If for an internal combustion engine-powered vehicle, fuel refilling takes on average around 5 minutes; on the other hand, in a battery-powered vehicle, the recharge can take between 30 minutes (“fast charging”) and 8 – 10 hours (“normal charging”).
Charging infrastructure is currently an issue for battery electric vehicles, and there is a need for more charging points which should accommodate the increasing number of electric cars.
A battery-electric vehicle has significant obstacles to overcome in energy storage, battery lifetime, and charging infrastructure. Nevertheless, progress is being made in all areas—for example, a net increase (year-on-year) of charging points and locations across the UK.
Also, in the United States of America, the number of electric vehicle charging points has increased dramatically between 2012 and 2017. More effort is still necessary, considering that the USA is a vast country with significant distance between the major cities.
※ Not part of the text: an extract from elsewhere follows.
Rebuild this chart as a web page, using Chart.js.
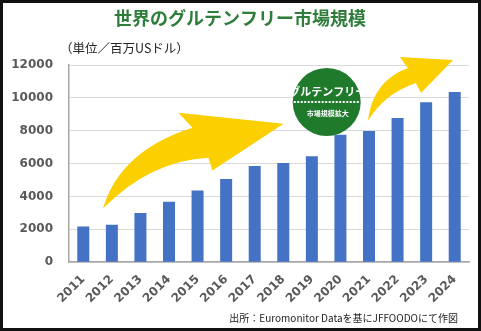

Electric vehicles are considered to lower emissions over their lifetime than cars running on fossil fuels, regardless of the sources that generate that electricity. Electric cars, as they currently stand, are much less polluting than their combustion engine counterparts. As technology becomes more advanced, it is likely to become even more efficient and sustainable.
Economies of scale will benefit electric vehicle manufacturing by providing better infrastructure, recycling options, more efficient manufacturing techniques, and reducing the need to use new materials. By 2022 electric vehicles will cost the same as their internal combustion counterparts.